Mitchells & Butlers has two major components to its borrowings. It has c. £2.3 billion of debt in the form of tradeable, listed bonds secured over the assets and cashflow of the majority of the business. In addition, it also has an unsecured loan facility held with a number of major banks which currently has a borrowing limit of £475m.
On 9 October 2003, Mitchells & Butlers announced that it was commencing the marketing of a £1.9 bn securitisation of the majority of its UK pubs and pub restaurant businesses. It also announced its intention to return £500 million to shareholders by way of a special dividend of 68 pence per share. On 6 November 2003 the Company announced that the terms of the securitisation had been finalised - and on 13 November 2003, confirmed that £1.9bn had been raised at a cash interest cost of 6.0%.
On 31 August 2006, Mitchells & Butlers announced the marketing of a £1.1bn bond issue to increase its securitised debt by £655m to £2.46bn and refinance existing Floating Rate Notes of £450m. The bond issue was accompanied by an updated valuation of the MAB pub estate which showed an uplift of 40% in the value per pub since the original securitisation in 2003. The updated valuation placed a value of £4.8bn on the 1704 pubs within the securitised estate, compared to £3.85bn for 1942 pubs in 2003. This increase in value reflects the strong trading performance of the estate and its continued development.
On 12 September 2006 the Company announced that the terms of the securitisation had been finalised – and on 15 September 2006 confirmed that £1.1bn had been raised, the resultant total cash interest to the securitisation being reduced to 5.7%.
The pubs within the securitisation are owned by Mitchells & Butlers Retail Limited, a 100% owned subsidiary of Mitchells & Butlers plc, which has a financial year end of 30 September in line with the Group. The performance of the securitisation pubs is reported half yearly on a quarterly basis in line with Mitchells & Butlers plc Interim and Final results in May and December respectively.
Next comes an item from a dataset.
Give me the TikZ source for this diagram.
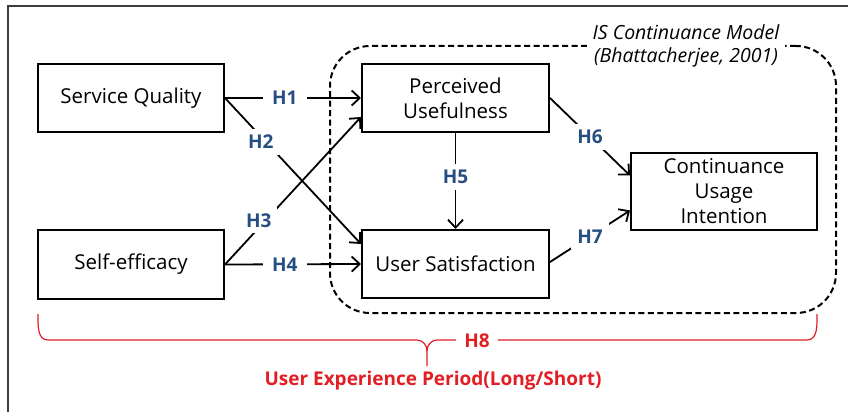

In July 2008, on the strength of its cash flow projections the Company refinanced and extended its short term borrowings into a three year unsecured facility to November 2011. As a result of the substantial cash inflow and the expected reduction in debt requirements over the next two years, the facility was set to £600m initially; reducing to £550m from December 2008; £400m from December 2009; and £300m by December 2010.
In May 2009 the long term interest rate swap held against the medium term borrowings was settled at a net cash cost of £69m post tax using a medium term loan agreement with an initial value of £75m. This was appropriate as long term debt in line with the 28 year swap was no longer commercially available and the swap termination clause was in 2010. The additional loan agreement formed a single facility with the existing unsecured medium term facility.
Since this date, due to the strength of the cash generation of the business, the unsecured short term facility has been amended and now has the following profile:
| Commencing after | Facility limit |
|---|---|
| Note: the facility matures in November 2011 | |
| 2 March 2010 | £425m |
| 31 December 2010 | £338m |
As at 19 May 2010, drawings on this facility were £296m.